Be humble but firm.’’ 

Share an example of a time when self-advocacy paid off.

When I was a sales analyst, our CRM was not set up to run effective reporting for our indirect business, which made the task painful. We spent countless hours tracking compensation, deal registrations and overall performance. After 10 months in the role, I scheduled a meeting with my manager to brainstorm tools and coding courses I could take to help automate the process. 

In my presentation, I identified the pain points for each report, quantifying the hours each step would take with and without automation to support my ask. My manager was impressed but my request was rejected. He told me we didn’t have the budget. So I connected with my colleagues in IT, who suggested a few coding courses. I picked one, completed the course, and scheduled a follow-up meeting with my manager. 

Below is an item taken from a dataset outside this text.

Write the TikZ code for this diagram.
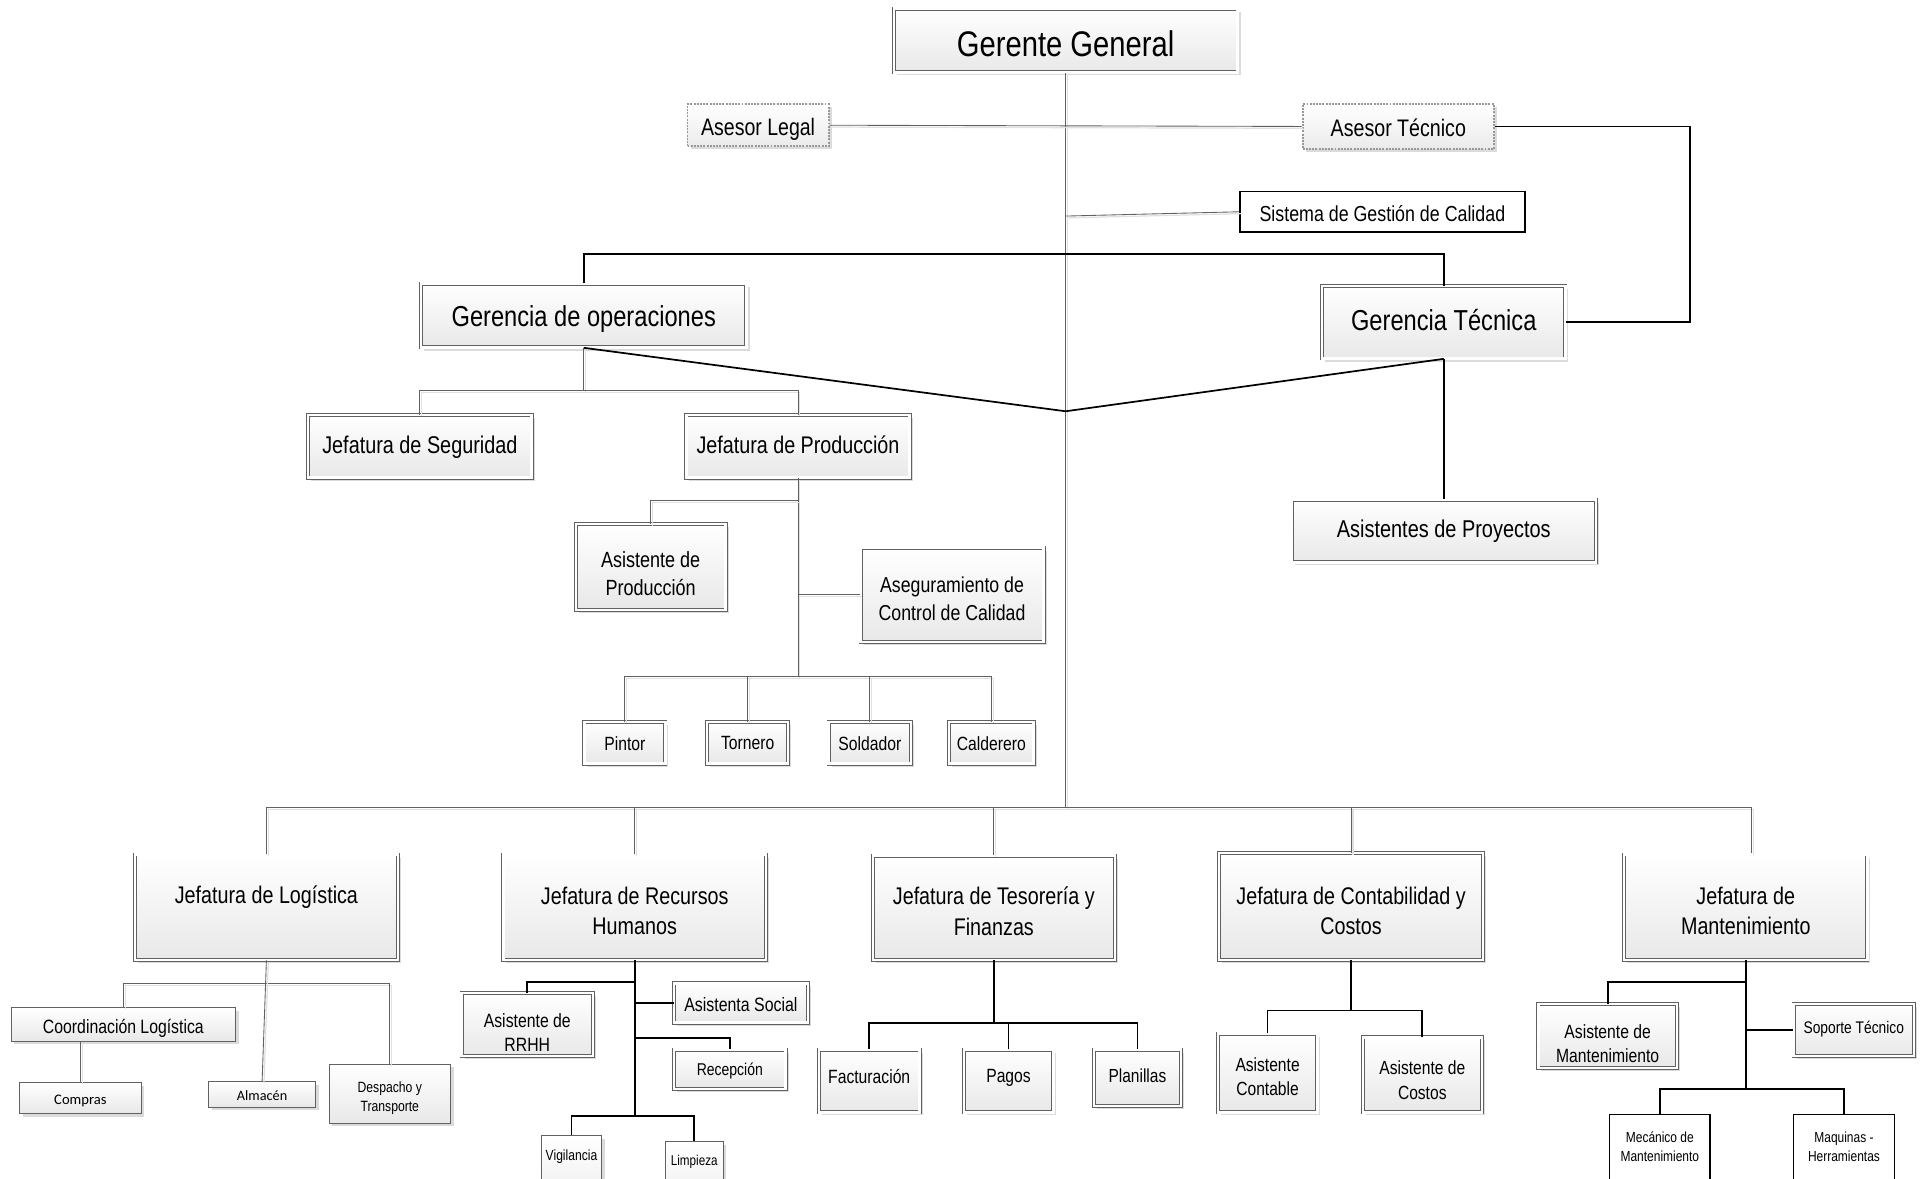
\documentclass[tikz,border=0pt]{standalone}
\usepackage{fontspec}
\setmainfont{Liberation Sans}[FakeStretch=0.82]
\newfontfamily\carl{Carlito}
\usetikzlibrary{shadows,calc}
\tikzset{
  shd/.style={drop shadow={shadow xshift=2.5pt, shadow yshift=-2.5pt, fill=black!14, opacity=1}},
  dbl/.style={rectangle, draw=black!62, line width=0.6pt, double=white, double distance=2pt,
              top color=white, bottom color=black!9, shd},
  sgl/.style={rectangle, draw=black!62, line width=0.8pt, top color=white, bottom color=black!9, shd},
  dotbox/.style={rectangle, draw=black!40, line width=1.6pt, densely dotted,
              top color=white, bottom color=black!8, shd},
  plainbox/.style={rectangle, draw=black, line width=1.2pt, fill=white},
  txt/.style={inner sep=0pt, align=center, text=black},
  conn/.style={draw=black!62, line width=0.7pt,
              preaction={draw=black!12, line width=1pt, transform canvas={xshift=1.5pt, yshift=-1.5pt}}},
  tconn/.style={draw=black, line width=1.4pt},
}
\newcommand\bx[9][dbl]{%
  \pgfmathsetmacro\bxcx{(#3+#5)/2}%
  \pgfmathsetmacro\bxcy{(#4+#6)/2}%
  \pgfmathsetmacro\bxw{#5-#3-2}%
  \pgfmathsetmacro\bxh{#6-#4-2}%
  \pgfmathsetmacro\bxs{1.28*#8}%
  \node[#1, minimum width=\bxw pt, minimum height=\bxh pt, inner sep=0pt] (#2) at (\bxcx,\bxcy) {};
  \node[txt, font=\fontsize{#8}{\bxs}\selectfont] (#2-t) at (\bxcx,#7) {#9};
}
\begin{document}
\begin{tikzpicture}[x=1pt,y=-1pt]
\useasboundingbox (0,0) rectangle (1568,960);
\clip (0,0) rectangle (1568,960);
\fill[white] (0,0) rectangle (1568,960);

% boxes
\bx{gg}{727}{6}{1009}{60}{36}{29}{Gerente General}
\bx[dotbox]{al}{559}{84}{676}{120}{105.5}{19.4}{Asesor Legal}
\bx[dotbox]{at}{1060}{84}{1218}{122}{104}{19.5}{Asesor Técnico}
\bx[plainbox]{sgc}{1009}{155}{1243}{190}{174}{17.7}{Sistema de Gestión de Calidad}
\bx{go}{342}{230}{609}{284}{259.5}{23.5}{Gerencia de operaciones}
\bx{gt}{1076}{232}{1276}{293}{261}{23.5}{Gerencia Técnica}
\bx{ap}{1051}{406}{1301}{459}{433}{19.8}{Asistentes de Proyectos}
\bx{js}{250}{337}{434}{390}{364}{19.7}{Jefatura de Seguridad}
\bx{jp}{558}{337}{742}{390}{362.5}{19.6}{Jefatura de Producción}
\bx{asp}{468}{426}{592}{498}{467}{17.9}{Asistente de\\Producción}
\bx{acc}{700}{445}{851}{524}{487.5}{17.6}{Aseguramiento de\\Control de Calidad}
\bx{pin}{475}{587}{543}{623}{605.5}{15.6}{Pintor}
\bx{tor}{575}{587}{643}{623}{605.5}{15.6}{Tornero}
\bx{sol}{674}{587}{743}{623}{605.5}{15.6}{Soldador}
\bx{cal}{772}{587}{843}{623}{605.5}{15.6}{Calderero}
\bx{jl}{109}{695}{325}{783}{731}{19.6}{Jefatura de Logística}
\bx{jr}{409}{695}{625}{783}{742}{19.6}{Jefatura de Recursos\\Humanos}
\bx{jt}{710}{696}{909}{783}{742}{19.6}{Jefatura de Tesorería y\\Finanzas}
\bx{jc}{992}{694}{1209}{783}{742}{19.6}{Jefatura de Contabilidad y\\Costos}
\bx{jm}{1322}{695}{1522}{783}{742}{19.6}{Jefatura de\\Mantenimiento}
\bx[sgl]{cl}{8}{820}{193}{849}{838}{15.7}{Coordinación Logística}
\bx[sgl]{co}{15}{881}{116}{908}{897}{11.9}{\carl Compras}
\bx[sgl]{alm}{169}{880}{258}{903}{892.5}{11.6}{\carl Almacén}
\bx[sgl]{dt}{267}{866}{368}{916}{894.5}{12.1}{Despacho y\\Transporte}
\bx{arh}{375}{808}{484}{861}{841}{15.7}{Asistente de\\RRHH}
\bx{as}{548}{800}{659}{834}{818}{15.8}{Asistenta Social}
\bx{rec}{548}{854}{641}{888}{872}{13.9}{Recepción}
\bx[sgl]{vig}{440}{924}{491}{1000}{942}{12}{Vigilancia}
\bx[sgl]{lim}{541}{929}{590}{1000}{946}{11.6}{Limpieza}
\bx{fac}{666}{854}{750}{907}{877}{15.6}{Facturación}
\bx{pag}{784}{854}{859}{907}{878}{15.6}{Pagos}
\bx{pla}{890}{854}{963}{902}{876}{15.4}{Planillas}
\bx{acn}{991}{841}{1074}{907}{877}{15.5}{Asistente\\Contable}
\bx{acs}{1109}{844}{1208}{907}{880}{15.5}{Asistente de\\Costos}
\bx{amt}{1252}{817}{1367}{871}{850}{15.6}{Asistente de\\Mantenimiento}
\bx{sop}{1460}{817}{1560}{861}{838}{13.7}{Soporte Técnico}
\bx[plainbox]{mec}{1310}{907}{1394}{1000}{934}{11.9}{Mecánico de\\Mantenimiento}
\bx[plainbox]{maq}{1460}{907}{1544}{1000}{934}{11.9}{Maquinas -\\Herramientas}

% helper coordinates
\coordinate (trunkbot) at (868,658);
\coordinate (sgcj) at (868,176);
\coordinate (tb) at (868,207);
\coordinate (jx) at (868,335);
\coordinate (gob) at (475.5,318);
\coordinate (pb) at (650,551);
\coordinate (pj1) at (650,408);
\coordinate (jmin) at (1427,695);
\coordinate (lb) at (217,801);
\coordinate (rb) at (517,909);
\coordinate (r1) at (517,800);
\coordinate (r2) at (517,845.5);
\coordinate (tsb) at (809.5,833);
\coordinate (cb) at (1100.5,823);
\coordinate (mb) at (1422,887);
\coordinate (m1) at (1422,800);

% thin grey connectors
\draw[conn] (gg.south) -- (trunkbot);
\draw[conn] (al.east) -- (at.west);
\draw[conn] (sgcj) -- (sgc.west);
\draw[conn] (go.south) -- (gob);
\draw[conn] (js.north) |- (gob) -| (jp.north);
\draw[conn] (jp.south) -- (pb);
\draw[conn] (asp.north) |- (pj1);
\draw[conn] (pb |- acc.west) -- (acc.west);
\draw[conn] (pin.north) |- (pb) -| (cal.north);
\draw[conn] (tor.north) -- (tor.north |- pb);
\draw[conn] (sol.north) -- (sol.north |- pb);
\draw[conn] (jl.north) |- (trunkbot) -| (jmin);
\draw[conn] (jr.north) -- (jr.north |- trunkbot);
\draw[conn] (jt.north) -- (jt.north |- trunkbot);
\draw[conn] (jc.north) -- (jc.north |- trunkbot);
\draw[conn] (cl.north) |- (lb) -| (dt.north);
\draw[conn] (jl.south) -- (alm.north);
\draw[conn] (co.north) -- (co.north |- cl.south);

% thick black connectors
\draw[tconn] (go.north) |- (tb) -| (gt.north);
\draw[tconn] (go.south) -- (jx) -- (gt.south);
\draw[tconn] (gt.south) -- (ap.north);
\draw[tconn] (at.east) -- ++(159,0) |- (gt.east);
\draw[tconn] (jr.south) -- (rb);
\draw[tconn] (arh.north) |- (r1);
\draw[tconn] (as.west -| rb) -- (as.west);
\draw[tconn] (r2) -| (rec.north);
\draw[tconn] (vig.north) |- (rb) -| (lim.north);
\draw[tconn] (jt.south) -- (tsb);
\draw[tconn] (fac.north) |- (tsb) -| (pla.north);
\draw[tconn] (pag.north) -- (pag.north |- tsb);
\draw[tconn] (jc.south) -- (cb);
\draw[tconn] (acn.north) |- (cb) -| (acs.north);
\draw[tconn] (jm.south) -- (mb);
\draw[tconn] (amt.north) |- (m1);
\draw[tconn] (sop.west -| mb) -- (sop.west);
\draw[tconn] (mec.north) |- (mb) -| (maq.north);
\end{tikzpicture}
\end{document}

I came to the table with a reliable solution and did most of the work myself based on what I had learned. After a month of testing, we went live. The new process took half the time. We were able to audit and analyze the data in a way we never had before. Behind the scenes, my manager worked with his director to not only get me a merit increase but also cover my course. 

 

Melanie Antoon
Vice President of Professional Services

DISCO Vice President of Professional Services Melanie Antoon said that over her career, she’s become her own strongest advocate. Doing so has involved promoting her work throughout the organization and pitching herself for open positions she felt qualified to step into. She recommends asking detailed questions of managers and showing pride for projects that deserve recognition. 

 

How have you gotten past any fears or doubts about advocating for and promoting yourself, your accomplishments and your abilities?

It is important that women believe in their skills, their voice and what they bring to the table. While speaking up for yourself may at times feel scary or difficult, remember that you belong where you are and deserve to be there. Your accomplishments should be recognized, acknowledged and celebrated. Success isn’t about good luck or being at the right place at the right time. Saying things like that only diminishes your contributions and accomplishments.

As I progressed throughout my career, I looked for different ways to build my confidence to support my goal of becoming my strongest advocate. I focused on learning as much as I could about my industry and devoted additional time to understanding the technical concepts of my role and what was needed in my organization. This knowledge helped strengthen my voice as I promoted my work and accomplishments to my higher-ups. 

 

What advice do you have for women who may feel like their contributions are being overlooked in the workplace?

Although women tend to downplay their accomplishments, if you don’t show pride in what you have done, others certainly won’t. Doing so is not selfish. 

Be direct and ask for what you want, whether that’s recognition or a new opportunity or a promotion. Be vocal and don’t be afraid to ask specific questions such as, “What steps can I take to achieve my goal?” 

Take responsibility for your growth and development, work with your leaders to build a clear path forward so you can highlight your accomplishments and demonstrate that you are ready for the next thing. 

It would never have been possible if I hadn’t had the courage to speak up and advocate for myself.’’

Share an example of a time when self-advocacy paid off.

Earlier in my career, a senior leader left the company I was working for. I knew I would be perfect for the role this individual had vacated, even though I hadn’t been at the company that long and would not naturally be considered as a successor.

I decided to take a chance and directly ask for the opportunity. I went to the CEO and explained why I was ready for the role and prepared to take on the responsibilities. I showcased my accomplishments, explained my plan for the new role and illustrated the positive working relationships I already had built with the people who would become my peers. 

I got the job. It would never have been possible if I hadn’t had the courage to speak up and advocate for myself. Accepting the role ended up being a pivotal career opportunity, as I went on to become an executive at that company and ultimately find my way to my current executive position at DISCO.